Written instruction: In your copy, include every line of the listing below exactly but none of the pictures.

Data section:
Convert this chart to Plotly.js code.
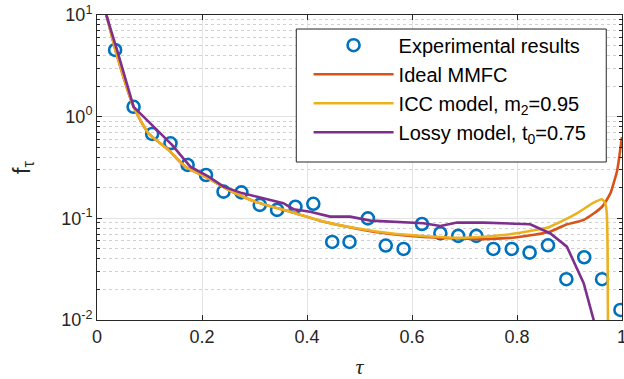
<!DOCTYPE html>
<html><head><meta charset="utf-8">
<script src="https://cdn.plot.ly/plotly-3.0.1.min.js"></script>
<style>html,body{margin:0;padding:0;background:#fff}#chart{width:624px;height:379px}</style>
</head><body><div id="chart"></div>
<script>
// Experimental results
const expTau = [0.0345,0.0697,0.105,0.140,0.1726,0.2076,0.241,0.275,0.310,0.343,0.378,0.412,0.448,0.481,0.516,0.550,0.584,0.619,0.654,0.688,0.7225,0.755,0.790,0.824,0.859,0.894,0.928,0.962,0.997];
const expF   = [4.53,1.25,0.676,0.547,0.335,0.267,0.183,0.180,0.1355,0.121,0.130,0.139,0.0586,0.0586,0.100,0.054,0.050,0.088,0.0713,0.0672,0.0672,0.050,0.050,0.046,0.0543,0.0252,0.0414,0.0252,0.01256];

// Ideal MMFC
const idealTau = [0.018,0.0253,0.035,0.0697,0.098,0.136,0.168,0.206,0.251,0.301,0.368,0.432,0.495,0.559,0.622,0.673,0.736,0.800,0.863,0.892,0.927,0.962,0.978,0.984,0.9905,0.9935,0.9968,1.0];
const idealF   = [10,7.12,4.53,1.25,0.687,0.471,0.322,0.257,0.190,0.146,0.116,0.0925,0.0790,0.0700,0.0655,0.0637,0.0624,0.0652,0.074,0.0861,0.0964,0.130,0.177,0.221,0.29,0.36,0.48,0.63];

// ICC model, m2 = 0.95
const iccTau = [0.018,0.0253,0.035,0.0697,0.098,0.136,0.168,0.206,0.251,0.301,0.368,0.432,0.495,0.559,0.622,0.686,0.736,0.800,0.863,0.914,0.946,0.962,0.968,0.971,0.9725,0.9735];
const iccF   = [10,7.12,4.53,1.25,0.687,0.471,0.322,0.257,0.190,0.146,0.116,0.0928,0.0798,0.0713,0.067,0.0645,0.066,0.0713,0.0828,0.112,0.1426,0.154,0.1406,0.112,0.0527,0.006];

// Lossy model, t0 = 0.75
const lossTau = [0.0177,0.0381,0.0697,0.1429,0.1777,0.2126,0.241,0.276,0.305,0.355,0.3745,0.406,0.444,0.482,0.521,0.559,0.622,0.654,0.686,0.736,0.825,0.863,0.895,0.927,0.946,0.949];
const lossF   = [10,4.53,1.25,0.527,0.322,0.257,0.205,0.177,0.163,0.141,0.123,0.116,0.104,0.104,0.095,0.093,0.0895,0.084,0.0908,0.0908,0.0875,0.0714,0.0527,0.023,0.01,0.006];

const yTickVals = [0.01,0.1,1,10];
const yTickText = ['10<sup>-2</sup>','10<sup>-1</sup>','10<sup>0</sup>','10<sup>1</sup>'];
const xTickVals = [0,0.2,0.4,0.6,0.8,1];
const xTickText = ['0','0.2','0.4','0.6','0.8','1'];
const yMinor = [];
[0.01,0.1,1].forEach(d=>{for(let k=2;k<=9;k++) yMinor.push(+(d*k).toPrecision(3));});

const font = 'Liberation Sans, Arial, sans-serif';
const lw = 2.6;
const traces = [
  {x:expTau, y:expF, mode:'markers', name:'Experimental results', type:'scatter',
   marker:{symbol:'circle-open', size:12, color:'#0072BD', line:{width:2.6, color:'#0072BD'}}},
  {x:idealTau, y:idealF, mode:'lines', name:'Ideal MMFC', line:{color:'#D95319', width:lw, shape:'spline', smoothing:0.6}},
  {x:iccTau, y:iccF, mode:'lines', name:'ICC model, m<sub>2</sub>=0.95', line:{color:'#EDB120', width:lw, shape:'spline', smoothing:0.5}},
  {x:lossTau, y:lossF, mode:'lines', name:'Lossy model, t<sub>0</sub>=0.75', line:{color:'#7E2F8E', width:lw}}
];
const layout = {
  width:624, height:379,
  margin:{l:97, r:2, t:15, b:59},
  paper_bgcolor:'#fff', plot_bgcolor:'#fff',
  font:{family:font, size:18, color:'#262626'},
  showlegend:true,
  legend:{x:0.403, y:0.965, xanchor:'left', yanchor:'top', bgcolor:'rgba(0,0,0,0)', borderwidth:0,
          font:{family:font, size:20, color:'#000'}, itemwidth:80, tracegroupgap:0},
  shapes:[{type:'rect', xref:'paper', yref:'paper', x0:0.3796, x1:0.970, y0:0.518, y1:0.954,
           line:{color:'#262626', width:1}, fillcolor:'#fff', layer:'above'}],
  xaxis:{range:[0,1], tickvals:xTickVals, ticktext:xTickText, ticks:'inside', ticklen:5, tickcolor:'#262626',
         showline:true, linecolor:'#262626', linewidth:1, mirror:'ticks', showgrid:true, gridcolor:'#e3e3e3', gridwidth:1,
         zeroline:false, tickfont:{size:18, color:'#262626'}, ticklabeloverflow:'allow',
         title:{text:'<i>τ</i>', font:{family:'Liberation Serif, serif', size:22, color:'#262626'}, standoff:15}},
  yaxis:{type:'log', range:[-2,1], tickvals:yTickVals, ticktext:yTickText, ticks:'inside', ticklen:5, tickcolor:'#262626',
         showline:true, linecolor:'#262626', linewidth:1, mirror:'ticks', showgrid:true, gridcolor:'#e3e3e3', gridwidth:1,
         zeroline:false, tickfont:{size:18, color:'#262626'},
         minor:{tickmode:'array', tickvals:yMinor, ticks:'inside', ticklen:3, tickcolor:'#262626', showgrid:true, gridcolor:'#d0d0d0', griddash:'dot', gridwidth:1},
         title:{text:'f<sub>τ</sub>', font:{size:23, color:'#262626'}, standoff:24}}
};
Plotly.newPlot('chart', traces, layout, {displayModeBar:false, staticPlot:true});
</script></body></html>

Result of the task:
Convert this chart to Plotly.js code.
<!DOCTYPE html>
<html><head><meta charset="utf-8">
<script src="https://cdn.plot.ly/plotly-3.0.1.min.js"></script>
<style>html,body{margin:0;padding:0;background:#fff}#chart{width:624px;height:379px}</style>
</head><body><div id="chart"></div>
<script>
// Experimental results
const expTau = [0.0345,0.0697,0.105,0.140,0.1726,0.2076,0.241,0.275,0.310,0.343,0.378,0.412,0.448,0.481,0.516,0.550,0.584,0.619,0.654,0.688,0.7225,0.755,0.790,0.824,0.859,0.894,0.928,0.962,0.997];
const expF   = [4.53,1.25,0.676,0.547,0.335,0.267,0.183,0.180,0.1355,0.121,0.130,0.139,0.0586,0.0586,0.100,0.054,0.050,0.088,0.0713,0.0672,0.0672,0.050,0.050,0.046,0.0543,0.0252,0.0414,0.0252,0.01256];

// Ideal MMFC
const idealTau = [0.018,0.0253,0.035,0.0697,0.098,0.136,0.168,0.206,0.251,0.301,0.368,0.432,0.495,0.559,0.622,0.673,0.736,0.800,0.863,0.892,0.927,0.962,0.978,0.984,0.9905,0.9935,0.9968,1.0];
const idealF   = [10,7.12,4.53,1.25,0.687,0.471,0.322,0.257,0.190,0.146,0.116,0.0925,0.0790,0.0700,0.0655,0.0637,0.0624,0.0652,0.074,0.0861,0.0964,0.130,0.177,0.221,0.29,0.36,0.48,0.63];

// ICC model, m2 = 0.95
const iccTau = [0.018,0.0253,0.035,0.0697,0.098,0.136,0.168,0.206,0.251,0.301,0.368,0.432,0.495,0.559,0.622,0.686,0.736,0.800,0.863,0.914,0.946,0.962,0.968,0.971,0.9725,0.9735];
const iccF   = [10,7.12,4.53,1.25,0.687,0.471,0.322,0.257,0.190,0.146,0.116,0.0928,0.0798,0.0713,0.067,0.0645,0.066,0.0713,0.0828,0.112,0.1426,0.154,0.1406,0.112,0.0527,0.006];

// Lossy model, t0 = 0.75
const lossTau = [0.0177,0.0381,0.0697,0.1429,0.1777,0.2126,0.241,0.276,0.305,0.355,0.3745,0.406,0.444,0.482,0.521,0.559,0.622,0.654,0.686,0.736,0.825,0.863,0.895,0.927,0.946,0.949];
const lossF   = [10,4.53,1.25,0.527,0.322,0.257,0.205,0.177,0.163,0.141,0.123,0.116,0.104,0.104,0.095,0.093,0.0895,0.084,0.0908,0.0908,0.0875,0.0714,0.0527,0.023,0.01,0.006];

const yTickVals = [0.01,0.1,1,10];
const yTickText = ['10<sup>-2</sup>','10<sup>-1</sup>','10<sup>0</sup>','10<sup>1</sup>'];
const xTickVals = [0,0.2,0.4,0.6,0.8,1];
const xTickText = ['0','0.2','0.4','0.6','0.8','1'];
const yMinor = [];
[0.01,0.1,1].forEach(d=>{for(let k=2;k<=9;k++) yMinor.push(+(d*k).toPrecision(3));});

const font = 'Liberation Sans, Arial, sans-serif';
const lw = 2.6;
const traces = [
  {x:expTau, y:expF, mode:'markers', name:'Experimental results', type:'scatter',
   marker:{symbol:'circle-open', size:12, color:'#0072BD', line:{width:2.6, color:'#0072BD'}}},
  {x:idealTau, y:idealF, mode:'lines', name:'Ideal MMFC', line:{color:'#D95319', width:lw, shape:'spline', smoothing:0.6}},
  {x:iccTau, y:iccF, mode:'lines', name:'ICC model, m<sub>2</sub>=0.95', line:{color:'#EDB120', width:lw, shape:'spline', smoothing:0.5}},
  {x:lossTau, y:lossF, mode:'lines', name:'Lossy model, t<sub>0</sub>=0.75', line:{color:'#7E2F8E', width:lw}}
];
const layout = {
  width:624, height:379,
  margin:{l:97, r:2, t:15, b:59},
  paper_bgcolor:'#fff', plot_bgcolor:'#fff',
  font:{family:font, size:18, color:'#262626'},
  showlegend:true,
  legend:{x:0.403, y:0.965, xanchor:'left', yanchor:'top', bgcolor:'rgba(0,0,0,0)', borderwidth:0,
          font:{family:font, size:20, color:'#000'}, itemwidth:80, tracegroupgap:0},
  shapes:[{type:'rect', xref:'paper', yref:'paper', x0:0.3796, x1:0.970, y0:0.518, y1:0.954,
           line:{color:'#262626', width:1}, fillcolor:'#fff', layer:'above'}],
  xaxis:{range:[0,1], tickvals:xTickVals, ticktext:xTickText, ticks:'inside', ticklen:5, tickcolor:'#262626',
         showline:true, linecolor:'#262626', linewidth:1, mirror:'ticks', showgrid:true, gridcolor:'#e3e3e3', gridwidth:1,
         zeroline:false, tickfont:{size:18, color:'#262626'}, ticklabeloverflow:'allow',
         title:{text:'<i>τ</i>', font:{family:'Liberation Serif, serif', size:22, color:'#262626'}, standoff:15}},
  yaxis:{type:'log', range:[-2,1], tickvals:yTickVals, ticktext:yTickText, ticks:'inside', ticklen:5, tickcolor:'#262626',
         showline:true, linecolor:'#262626', linewidth:1, mirror:'ticks', showgrid:true, gridcolor:'#e3e3e3', gridwidth:1,
         zeroline:false, tickfont:{size:18, color:'#262626'},
         minor:{tickmode:'array', tickvals:yMinor, ticks:'inside', ticklen:3, tickcolor:'#262626', showgrid:true, gridcolor:'#d0d0d0', griddash:'dot', gridwidth:1},
         title:{text:'f<sub>τ</sub>', font:{size:23, color:'#262626'}, standoff:24}}
};
Plotly.newPlot('chart', traces, layout, {displayModeBar:false, staticPlot:true});
</script></body></html>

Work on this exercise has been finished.